EXERCISE REQUIREMENTS ▸
The listing below begins with the first line you should copy; stop after the line containing "from matplotlib.patches import", and drop every picture.

DATASET SECTION ▸
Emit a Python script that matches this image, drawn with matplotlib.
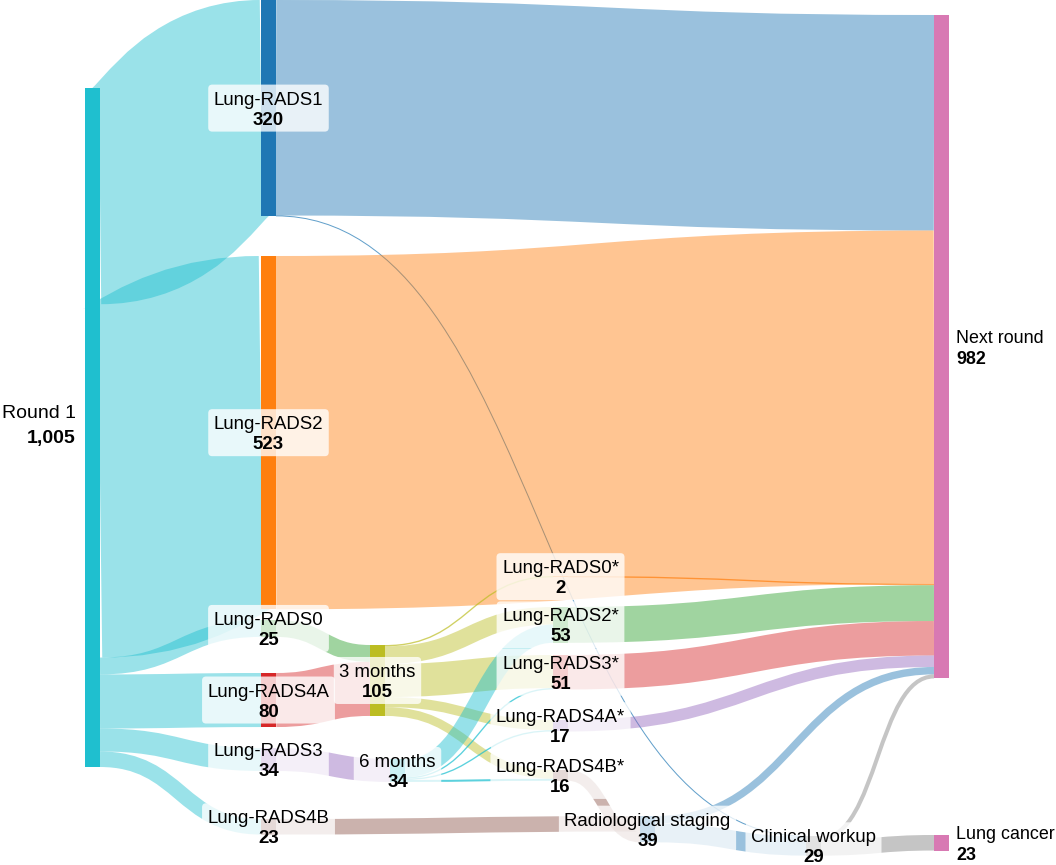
import matplotlib
matplotlib.use("Agg")
import matplotlib.pyplot as plt
from matplotlib.path import Path
from matplotlib.patches import PathPatch, Rectangle, FancyBboxPatch

plt.rcParams['font.family'] = ['Liberation Sans', 'DejaVu Sans']

# ---------------- data ----------------
node_names = ["Round 1", "Lung-RADS1", "Lung-RADS2", "Lung-RADS0", "Lung-RADS4A",
              "Lung-RADS3", "Lung-RADS4B", "3 months", "6 months", "Lung-RADS0*",
              "Lung-RADS2*", "Lung-RADS3*", "Lung-RADS4A*", "Lung-RADS4B*",
              "Radiological staging", "Clinical workup", "Next round", "Lung cancer"]

link_source = ["Round 1", "Round 1", "Round 1", "Round 1", "Round 1", "Round 1",
               "Lung-RADS1", "Lung-RADS1", "Lung-RADS2",
               "Lung-RADS0", "Lung-RADS4A", "Lung-RADS3",
               "3 months", "3 months", "3 months", "3 months", "3 months",
               "6 months", "6 months", "6 months", "6 months",
               "Lung-RADS4B",
               "Lung-RADS0*", "Lung-RADS2*", "Lung-RADS3*", "Lung-RADS4A*", "Lung-RADS4B*",
               "Radiological staging", "Radiological staging",
               "Clinical workup", "Clinical workup"]
link_target = ["Lung-RADS1", "Lung-RADS2", "Lung-RADS0", "Lung-RADS4A", "Lung-RADS3", "Lung-RADS4B",
               "Next round", "Clinical workup", "Next round",
               "3 months", "3 months", "6 months",
               "Lung-RADS0*", "Lung-RADS2*", "Lung-RADS3*", "Lung-RADS4A*", "Lung-RADS4B*",
               "Lung-RADS2*", "Lung-RADS3*", "Lung-RADS4A*", "Lung-RADS4B*",
               "Radiological staging",
               "Next round", "Next round", "Next round", "Next round", "Radiological staging",
               "Next round", "Clinical workup",
               "Next round", "Lung cancer"]
link_value = [320, 523, 25, 80, 34, 23,
              319, 1, 523,
              25, 80, 34,
              2, 26, 49, 15, 13,
              27, 2, 2, 3,
              23,
              2, 53, 51, 17, 16,
              11, 28,
              6, 23]

node_colors = {
    "Round 1": "#1fbfcf", "Lung-RADS1": "#1f77b4", "Lung-RADS2": "#ff7f0e",
    "Lung-RADS0": "#2ca02c", "Lung-RADS4A": "#d62728", "Lung-RADS3": "#9467bd",
    "Lung-RADS4B": "#8c564b", "3 months": "#bcbd22", "6 months": "#17becf",
    "Lung-RADS0*": "#ff7f0e", "Lung-RADS2*": "#2ca02c", "Lung-RADS3*": "#d62728",
    "Lung-RADS4A*": "#9467bd", "Lung-RADS4B*": "#8c564b",
    "Radiological staging": "#1f77b4", "Clinical workup": "#7f7f7f",
    "Next round": "#d879b3", "Lung cancer": "#d879b3",
}

# ---------------- layout (pixels) ----------------
W, H = 1056, 865
NODE_W = 15
K = 679.0 / 1005.0   # pixels per unit
node_x = {
    "Round 1": 85, "Lung-RADS1": 261, "Lung-RADS2": 261, "Lung-RADS0": 261,
    "Lung-RADS4A": 261, "Lung-RADS3": 261, "Lung-RADS4B": 261,
    "3 months": 370, "6 months": 390,
    "Lung-RADS0*": 553, "Lung-RADS2*": 553, "Lung-RADS3*": 553,
    "Lung-RADS4A*": 553, "Lung-RADS4B*": 553,
    "Radiological staging": 640, "Clinical workup": 806,
    "Next round": 934, "Lung cancer": 934,
}
node_top = {
    "Round 1": 88, "Lung-RADS1": 0, "Lung-RADS2": 256, "Lung-RADS0": 620,
    "Lung-RADS4A": 673, "Lung-RADS3": 748, "Lung-RADS4B": 819,
    "3 months": 645, "6 months": 759,
    "Lung-RADS0*": 576, "Lung-RADS2*": 607, "Lung-RADS3*": 655,
    "Lung-RADS4A*": 720, "Lung-RADS4B*": 770,
    "Radiological staging": 816, "Clinical workup": 836,
    "Next round": 15, "Lung cancer": 835,
}
in_order_override = {"Radiological staging": ["Lung-RADS4B", "Lung-RADS4B*"]}
side_left = {"Round 1"}
side_right = {"Next round", "Lung cancer"}

fig = plt.figure(figsize=(W / 100, H / 100), dpi=100)
ax = fig.add_axes([0, 0, 1, 1])
ax.set_xlim(0, W)
ax.set_ylim(H, 0)
ax.axis('off')

links = [dict(s=s, t=t, v=v) for s, t, v in zip(link_source, link_target, link_value)]
in_sum = {n: 0 for n in node_names}
out_sum = {n: 0 for n in node_names}
for l in links:
    out_sum[l['s']] += l['v']
    in_sum[l['t']] += l['v']
node_val = {n: max(in_sum[n], out_sum[n]) for n in node_names}

# stacking offsets
for n in node_names:
    outs = sorted([l for l in links if l['s'] == n], key=lambda l: node_top[l['t']])
    y = node_top[n]
    for l in outs:
        l['sy'] = y + l['v'] * K / 2
        y += l['v'] * K
    ins = [l for l in links if l['t'] == n]
    if n in in_order_override:
        order = in_order_override[n]
        ins = sorted(ins, key=lambda l: order.index(l['s']))
    else:
        ins = sorted(ins, key=lambda l: node_top[l['s']])
    y = node_top[n]
    for l in ins:
        l['ty'] = y + l['v'] * K / 2
        y += l['v'] * K

# links as thick strokes along bezier centerline
for l in links:
    x0 = node_x[l['s']] + NODE_W
    x1 = node_x[l['t']]
    xm = (x0 + x1) / 2
    path = Path([(x0, l['sy']), (xm, l['sy']), (xm, l['ty']), (x1, l['ty'])],
                [Path.MOVETO, Path.CURVE4, Path.CURVE4, Path.CURVE4])
    width_px = max(l['v'] * K, 1.0)
    alpha = 0.45 if l['v'] > 3 else 0.7
    p = PathPatch(path, fill=False, edgecolor=node_colors[l['s']], alpha=alpha,
                  lw=width_px * 0.72, zorder=1)
    p.set_capstyle('butt')
    ax.add_patch(p)

# nodes
for n in node_names:
    ax.add_patch(Rectangle((node_x[n], node_top[n]), NODE_W, node_val[n] * K,
                           facecolor=node_colors[n], edgecolor='none', zorder=2))

# labels
FS = 13.4
FS_SIDE = 12.9
renderer = fig.canvas.get_renderer()
for n in node_names:
    cy = node_top[n] + node_val[n] * K / 2
    val = f"{node_val[n]:,}"
    if n in side_left:
        tx = node_x[n] - 9
        ax.text(tx, cy - 10, n, ha='right', va='baseline', fontsize=14.0, zorder=5)
        ax.text(tx, cy + 16, val, ha='right', va='baseline', fontsize=14.0,
                fontweight='bold', zorder=5)
    elif n in side_right:
        tx = node_x[n] + NODE_W + 7
        ax.text(tx, cy - 4, n, ha='left', va='baseline', fontsize=FS_SIDE, zorder=5)
        ax.text(tx, cy + 17, val, ha='left', va='baseline', fontsize=FS_SIDE,
                fontweight='bold', zorder=5)
    else:
        cx = node_x[n] + NODE_W / 2
        t1 = ax.text(cx, cy - 3.5, n, ha='center', va='baseline', fontsize=FS, zorder=5)
        t2 = ax.text(cx, cy + 16.5, val, ha='center', va='baseline', fontsize=FS,
                     fontweight='bold', zorder=5)
        w = max(t1.get_window_extent(renderer).width, t2.get_window_extent(renderer).width)
        bw = w + 11
        ax.add_patch(FancyBboxPatch((cx - bw / 2, cy - 23.5), bw, 47,
                                    boxstyle="round,pad=0,rounding_size=4",
                                    facecolor='white', alpha=0.78, edgecolor='none',
                                    zorder=4))

fig.savefig("out.png", dpi=100)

COMPLETE RESPONSE ▸
Emit a Python script that matches this image, drawn with matplotlib.
import matplotlib
matplotlib.use("Agg")
import matplotlib.pyplot as plt
from matplotlib.path import Path
from matplotlib.patches import PathPatch, Rectangle, FancyBboxPatch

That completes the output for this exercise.